En gran historiador inglés Kenneth Clark, al inicio de su célebre libro Civilización describe París de la siguiente forma: “Estoy en el Pont des Arts de París. A un lado del Sena se alza la armoniosa y razonable fachada del Instituto de Francia, construido como colegio universitario alrededor de 1670. En la otra orilla, el Louvre, construido sin interrupción desde la Edad Media hasta el siglo XIX: la arquitectura clásica en su forma más espléndida y serena. Apenas visible río arriba está la catedral de Nôtre Dame, quizá no la más atractiva de las catedrales, pero sí la de fachada más rigurosamente intelectual de todo el arte gótico”. Y prosigue Clark, un poco más adelante: “Por este puente, a lo largo de los últimos ciento cincuenta años, los estudiantes de las escuelas de arte de París han corrido al Louvre para estudiar las obras que contiene, y luego de vuelta a sus estudios para charlar y soñar con hacer algo digno de la gran tradición. Y cuántos peregrinos de América, de Henry James para abajo, se habrán detenido en este puente para aspirar el aroma de una cultura de muchos siglos, y se habrán sentido en el corazón mismo de la civilización”.

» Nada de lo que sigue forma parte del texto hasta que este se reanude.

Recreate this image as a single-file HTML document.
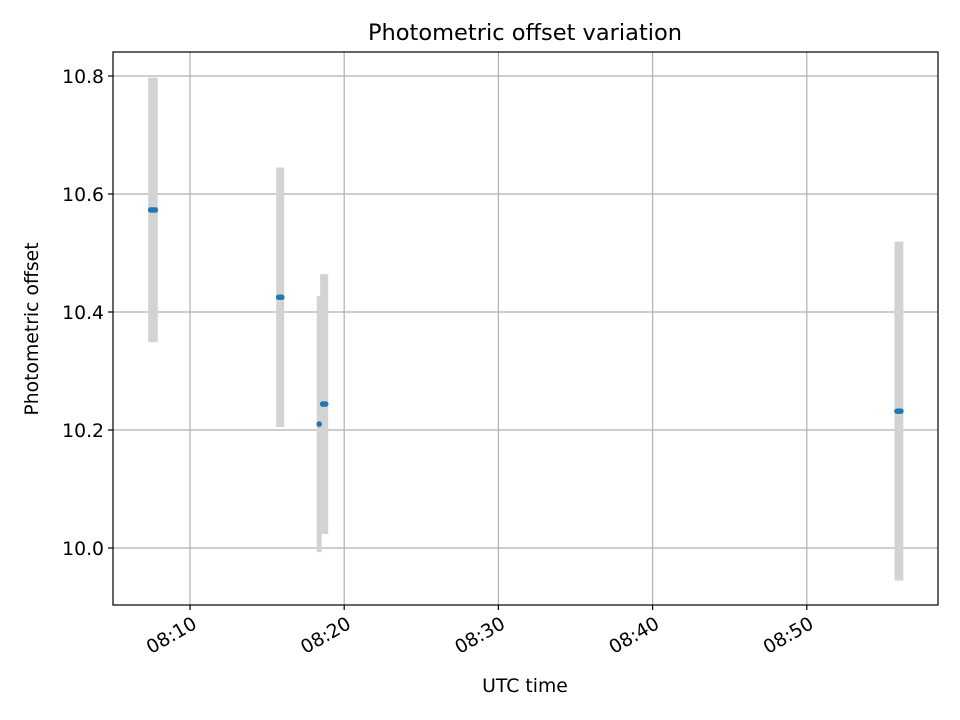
<!DOCTYPE html>
<html><head><meta charset="utf-8"><style>
html,body{margin:0;padding:0;background:#fff}
svg{display:block;font-family:"DejaVu Sans","Liberation Sans",sans-serif}
</style></head><body>
<svg id="chart" width="960" height="720" viewBox="0 0 960 720">
<rect width="960" height="720" fill="#fff"/>
<g id="grid"></g>
<g id="bars"></g>
<g id="pts"></g>
<rect x="113" y="52" width="825" height="553" fill="none" stroke="#000" stroke-width="1.2"/>
<g id="axes"></g>
<text x="525" y="40" text-anchor="middle" style="font-size:22.5px">Photometric offset variation</text>
<text x="525" y="692" text-anchor="middle" style="font-size:18.8px">UTC time</text>
<text transform="translate(38,329) rotate(-90)" text-anchor="middle" style="font-size:18.8px">Photometric offset</text>
</svg>
<script>
// minutes after 08:00
const times = [7.45, 7.6, 7.75, 15.75, 15.85, 15.95, 18.38, 18.6, 18.7, 18.8, 55.85, 55.97, 56.1];
const values = [10.573, 10.573, 10.573, 10.425, 10.425, 10.425, 10.210, 10.244, 10.244, 10.244, 10.232, 10.232, 10.232];
const errors = [0.224, 0.224, 0.224, 0.22, 0.22, 0.22, 0.217, 0.22, 0.22, 0.22, 0.287, 0.287, 0.287];
const xTicks = [10, 20, 30, 40, 50];
const xTickLabels = ["08:10", "08:20", "08:30", "08:40", "08:50"];
const yTicks = [10.0, 10.2, 10.4, 10.6, 10.8];
const yTickLabels = ["10.0", "10.2", "10.4", "10.6", "10.8"];

const NS = "http://www.w3.org/2000/svg";
const L = 113, R = 938, T = 52, B = 605;
const xs = m => 190 + (m - 10) * 15.42;
const ys = v => 76 + (10.8 - v) * 590;
function mk(tag, attrs, parent) {
  const e = document.createElementNS(NS, tag);
  for (const k in attrs) e.setAttribute(k, attrs[k]);
  parent.appendChild(e);
  return e;
}
const grid = document.getElementById('grid'), axes = document.getElementById('axes');
const bars = document.getElementById('bars'), pts = document.getElementById('pts');
xTicks.forEach((t, i) => {
  const x = xs(t);
  const g = mk('line', {x1: x, x2: x, y1: T, y2: B, stroke: '#b0b0b0', 'stroke-width': 1.2}, grid);
  
  
  const tk = mk('line', {x1: x, x2: x, y1: B, y2: B + 5, stroke: '#000', 'stroke-width': 1.2}, axes);
  
  
  const lb = mk('text', {transform: `translate(${x + 1},${B + 10}) rotate(-30)`, 'text-anchor': 'end', style: 'font-size:18.8px', dy: '0.75em'}, axes);
  lb.textContent = xTickLabels[i];
  
  
});
yTicks.forEach((t, i) => {
  const y = ys(t);
  const g = mk('line', {x1: L, x2: R, y1: y, y2: y, stroke: '#b0b0b0', 'stroke-width': 1.2}, grid);
  
  
  const tk = mk('line', {x1: L - 5, x2: L, y1: y, y2: y, stroke: '#000', 'stroke-width': 1.2}, axes);
  
  
  const lb = mk('text', {x: L - 9, y: y + 7, 'text-anchor': 'end', style: 'font-size:18.8px'}, axes);
  lb.textContent = yTickLabels[i];
  
  
});
times.forEach((t, i) => {
  const x = xs(t);
  const b = mk('line', {x1: x, x2: x, y1: ys(values[i] + errors[i]), y2: ys(values[i] - errors[i]), stroke: '#d3d3d3', 'stroke-width': 5}, bars);
  
  
  const c = mk('circle', {cx: x, cy: ys(values[i]), r: 2.8, fill: '#1f77b4'}, pts);
  
  
});
</script>
</body></html>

Con esa misma acuciosidad y profundidad con la que describe París, el célebre intelectual inglés se pregunta: “¿Qué es la civilización?” Y tras una breve pausa se responde: “No lo sé. No soy capaz de definirla en términos abstractos. Pero creo que sé reconocerla cuando la veo; y en estos momentos la estoy viendo. John Ruskin dijo: “Las grandes naciones escriben sus autobiografías en tres manuscritos: el libro de sus hechos, el libro de sus palabras y el libro de su arte. No se puede entender ninguno de esos libros sin leer los otros dos, pero de los tres el único fidedigno es el último”.

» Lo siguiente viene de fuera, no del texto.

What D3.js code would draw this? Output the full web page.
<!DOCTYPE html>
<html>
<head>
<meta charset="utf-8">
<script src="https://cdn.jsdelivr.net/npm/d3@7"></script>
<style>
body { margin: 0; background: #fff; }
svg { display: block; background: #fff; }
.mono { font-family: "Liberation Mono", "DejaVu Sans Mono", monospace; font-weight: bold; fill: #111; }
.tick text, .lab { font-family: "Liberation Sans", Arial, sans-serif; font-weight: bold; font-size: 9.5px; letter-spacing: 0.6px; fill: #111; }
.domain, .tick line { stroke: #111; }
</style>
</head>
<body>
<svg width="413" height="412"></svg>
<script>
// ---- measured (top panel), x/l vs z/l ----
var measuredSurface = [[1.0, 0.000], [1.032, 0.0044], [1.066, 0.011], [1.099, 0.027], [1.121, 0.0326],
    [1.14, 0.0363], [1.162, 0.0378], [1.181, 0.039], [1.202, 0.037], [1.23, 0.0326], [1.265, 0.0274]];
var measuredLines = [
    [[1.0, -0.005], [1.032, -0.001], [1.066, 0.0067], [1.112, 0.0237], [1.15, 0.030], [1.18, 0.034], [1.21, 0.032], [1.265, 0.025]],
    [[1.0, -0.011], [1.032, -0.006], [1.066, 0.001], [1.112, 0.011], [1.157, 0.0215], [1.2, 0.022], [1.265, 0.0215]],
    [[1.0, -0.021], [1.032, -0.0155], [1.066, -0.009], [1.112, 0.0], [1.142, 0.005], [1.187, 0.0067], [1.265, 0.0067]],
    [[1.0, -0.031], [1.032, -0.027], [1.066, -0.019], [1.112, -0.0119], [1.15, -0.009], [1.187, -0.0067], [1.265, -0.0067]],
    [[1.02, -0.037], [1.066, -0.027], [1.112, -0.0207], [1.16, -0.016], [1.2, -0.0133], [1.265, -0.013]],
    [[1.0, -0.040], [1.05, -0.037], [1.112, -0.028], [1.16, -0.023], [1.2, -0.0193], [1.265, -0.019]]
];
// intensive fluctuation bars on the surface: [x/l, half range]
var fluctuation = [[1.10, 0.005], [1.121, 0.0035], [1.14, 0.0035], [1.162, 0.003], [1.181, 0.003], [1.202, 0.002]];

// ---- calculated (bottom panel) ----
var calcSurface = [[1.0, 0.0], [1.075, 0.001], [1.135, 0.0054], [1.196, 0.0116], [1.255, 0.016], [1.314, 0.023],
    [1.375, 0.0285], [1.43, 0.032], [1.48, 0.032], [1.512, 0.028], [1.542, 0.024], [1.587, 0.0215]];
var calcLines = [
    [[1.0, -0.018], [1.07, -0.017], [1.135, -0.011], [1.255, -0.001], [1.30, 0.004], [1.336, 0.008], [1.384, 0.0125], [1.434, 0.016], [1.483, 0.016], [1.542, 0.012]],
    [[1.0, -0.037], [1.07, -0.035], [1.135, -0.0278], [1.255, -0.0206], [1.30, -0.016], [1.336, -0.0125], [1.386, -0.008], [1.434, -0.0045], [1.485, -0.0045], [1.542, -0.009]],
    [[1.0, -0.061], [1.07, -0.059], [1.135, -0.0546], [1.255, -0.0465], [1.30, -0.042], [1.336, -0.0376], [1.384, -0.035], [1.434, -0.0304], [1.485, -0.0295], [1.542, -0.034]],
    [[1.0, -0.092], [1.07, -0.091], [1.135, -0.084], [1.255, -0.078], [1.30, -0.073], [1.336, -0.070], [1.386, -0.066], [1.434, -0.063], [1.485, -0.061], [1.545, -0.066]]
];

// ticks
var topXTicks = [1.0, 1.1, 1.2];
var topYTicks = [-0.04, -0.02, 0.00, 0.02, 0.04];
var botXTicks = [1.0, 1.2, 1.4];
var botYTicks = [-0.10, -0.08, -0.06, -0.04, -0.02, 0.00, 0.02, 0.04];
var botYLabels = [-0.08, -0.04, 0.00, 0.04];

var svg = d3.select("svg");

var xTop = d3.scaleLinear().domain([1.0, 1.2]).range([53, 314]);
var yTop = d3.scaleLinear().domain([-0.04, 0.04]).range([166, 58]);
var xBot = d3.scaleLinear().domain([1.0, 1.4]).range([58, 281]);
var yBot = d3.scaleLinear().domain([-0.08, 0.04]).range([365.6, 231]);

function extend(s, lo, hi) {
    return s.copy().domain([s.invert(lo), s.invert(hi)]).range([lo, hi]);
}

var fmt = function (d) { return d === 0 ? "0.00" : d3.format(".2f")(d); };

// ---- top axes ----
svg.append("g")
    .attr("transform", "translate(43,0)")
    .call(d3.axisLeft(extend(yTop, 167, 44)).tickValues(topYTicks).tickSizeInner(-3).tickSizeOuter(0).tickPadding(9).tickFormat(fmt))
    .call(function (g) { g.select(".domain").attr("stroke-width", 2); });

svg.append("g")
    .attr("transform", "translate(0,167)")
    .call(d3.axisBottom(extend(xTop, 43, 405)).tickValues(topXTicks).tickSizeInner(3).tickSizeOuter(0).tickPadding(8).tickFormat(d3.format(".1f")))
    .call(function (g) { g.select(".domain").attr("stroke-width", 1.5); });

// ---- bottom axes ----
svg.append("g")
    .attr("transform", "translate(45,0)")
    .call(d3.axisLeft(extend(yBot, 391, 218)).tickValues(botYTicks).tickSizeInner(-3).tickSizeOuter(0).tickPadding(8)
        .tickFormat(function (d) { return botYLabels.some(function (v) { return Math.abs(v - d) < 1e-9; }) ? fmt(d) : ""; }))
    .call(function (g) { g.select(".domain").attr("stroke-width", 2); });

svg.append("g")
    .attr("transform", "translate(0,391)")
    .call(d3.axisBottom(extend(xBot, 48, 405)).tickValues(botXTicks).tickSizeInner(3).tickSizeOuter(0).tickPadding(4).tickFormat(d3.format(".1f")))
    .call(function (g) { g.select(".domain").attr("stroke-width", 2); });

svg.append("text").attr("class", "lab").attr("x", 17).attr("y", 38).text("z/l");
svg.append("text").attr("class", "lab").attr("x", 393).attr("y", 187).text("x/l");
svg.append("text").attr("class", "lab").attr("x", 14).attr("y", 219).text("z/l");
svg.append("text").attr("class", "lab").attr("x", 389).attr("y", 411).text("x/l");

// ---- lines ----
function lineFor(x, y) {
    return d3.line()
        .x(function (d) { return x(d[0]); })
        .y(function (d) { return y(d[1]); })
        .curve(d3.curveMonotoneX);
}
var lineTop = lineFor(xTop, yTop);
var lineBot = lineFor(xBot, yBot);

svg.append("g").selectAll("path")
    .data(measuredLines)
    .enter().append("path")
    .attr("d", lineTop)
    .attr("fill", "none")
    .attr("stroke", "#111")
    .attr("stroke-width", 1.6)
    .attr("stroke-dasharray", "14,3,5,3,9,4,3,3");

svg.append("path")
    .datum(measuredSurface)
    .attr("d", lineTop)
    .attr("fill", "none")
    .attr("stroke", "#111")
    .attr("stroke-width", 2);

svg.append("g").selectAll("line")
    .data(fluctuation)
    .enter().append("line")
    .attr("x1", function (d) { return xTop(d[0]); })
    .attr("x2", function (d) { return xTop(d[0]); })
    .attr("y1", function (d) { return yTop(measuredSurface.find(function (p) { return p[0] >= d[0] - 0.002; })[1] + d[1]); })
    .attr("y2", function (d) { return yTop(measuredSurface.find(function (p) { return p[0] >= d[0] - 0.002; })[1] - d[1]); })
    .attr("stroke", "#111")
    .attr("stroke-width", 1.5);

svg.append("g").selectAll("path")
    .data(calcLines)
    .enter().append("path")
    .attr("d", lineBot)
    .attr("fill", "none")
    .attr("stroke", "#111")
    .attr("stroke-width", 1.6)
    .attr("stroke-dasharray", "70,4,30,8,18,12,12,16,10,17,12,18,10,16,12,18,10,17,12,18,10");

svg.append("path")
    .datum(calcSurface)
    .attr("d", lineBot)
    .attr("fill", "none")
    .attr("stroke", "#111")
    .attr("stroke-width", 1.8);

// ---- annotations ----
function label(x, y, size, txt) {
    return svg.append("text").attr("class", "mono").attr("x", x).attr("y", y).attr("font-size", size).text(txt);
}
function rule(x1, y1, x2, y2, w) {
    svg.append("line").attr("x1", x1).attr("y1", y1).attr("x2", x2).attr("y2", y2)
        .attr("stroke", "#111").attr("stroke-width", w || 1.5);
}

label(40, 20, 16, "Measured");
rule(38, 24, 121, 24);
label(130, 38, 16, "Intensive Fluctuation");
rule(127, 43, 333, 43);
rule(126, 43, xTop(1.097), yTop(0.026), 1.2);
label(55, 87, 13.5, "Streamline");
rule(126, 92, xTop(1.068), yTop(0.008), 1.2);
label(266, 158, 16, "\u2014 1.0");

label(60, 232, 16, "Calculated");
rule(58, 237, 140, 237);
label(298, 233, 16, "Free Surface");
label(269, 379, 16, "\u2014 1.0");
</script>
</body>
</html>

Asumiendo la definición de Ruskin (que Clark hizo suya), en la Catedral de Notre Dame había páginas enteras del libro de la civilización occidental y cristiana. ¿Qué narran esas páginas? Que la población de París se movilizó por cerca de 200 años en pos de su catedral, que miles de ciudadanos/creyentes (entendamos el contexto cultural) invirtieron hasta lo que no tenían por ver alzar su catedral como símbolo de transcendencia. Que cientos de artesanos y artistas dieron lo mejor de sí, para que en cada detalle se evidencie la maestría vinculada a la experiencia de fe. Vista así, una catedral era un acto comunitario de donación y de gratitud.
La grandeza de Notre Dame es, en espíritu, similar a la de otros grandes centros rituales esparcidos por toda la faz de la tierra: desde Machu Picchu a Angkor Wat, desde Chichen Itza al Partenón y un afortunado etcétera. Todos ellos, fueron el producto de esfuerzos colectivos y evidencian lo que es capaz de hacer el ser humano cuando mira más allá de si mismo.

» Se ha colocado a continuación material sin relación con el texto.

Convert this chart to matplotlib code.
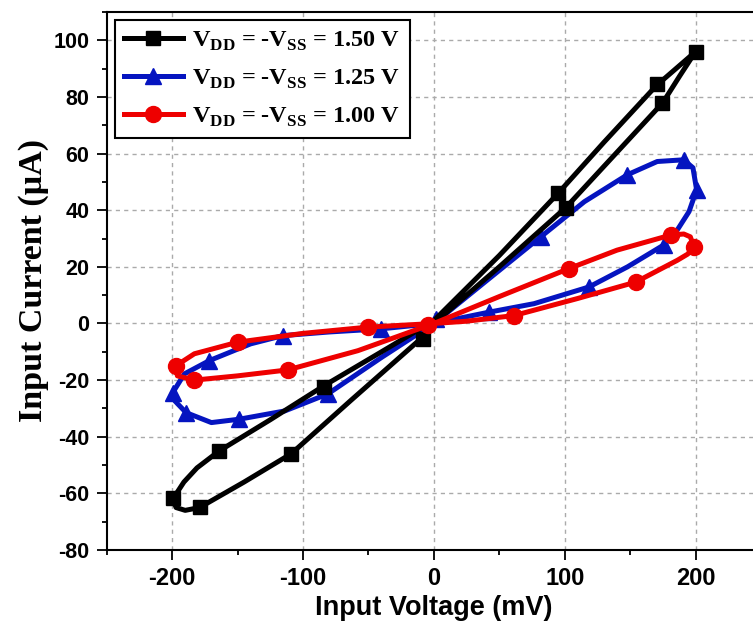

Todas estas obras nos permiten leer el libro múltiple de las civilizaciones y reconocer que somos una sola especie: la humana. Y que estamos obligados a preservar el pasado diverso de la humanidad, no solo por una razón turística y monetaria. Al hacerlo, aprendemos que solo somos una generación más que ha pisado la tierra y que los que valoramos también puede desaparecer.
En el plano interno, una de las mejores demostraciones de afecto a las generaciones futuras de peruanos, es legarles aquello que nos ha sido dado por los peruanos que se precedieron. No se trata de solo “poner en valor”. Se trata de garantizar la continuidad histórica de una civilización.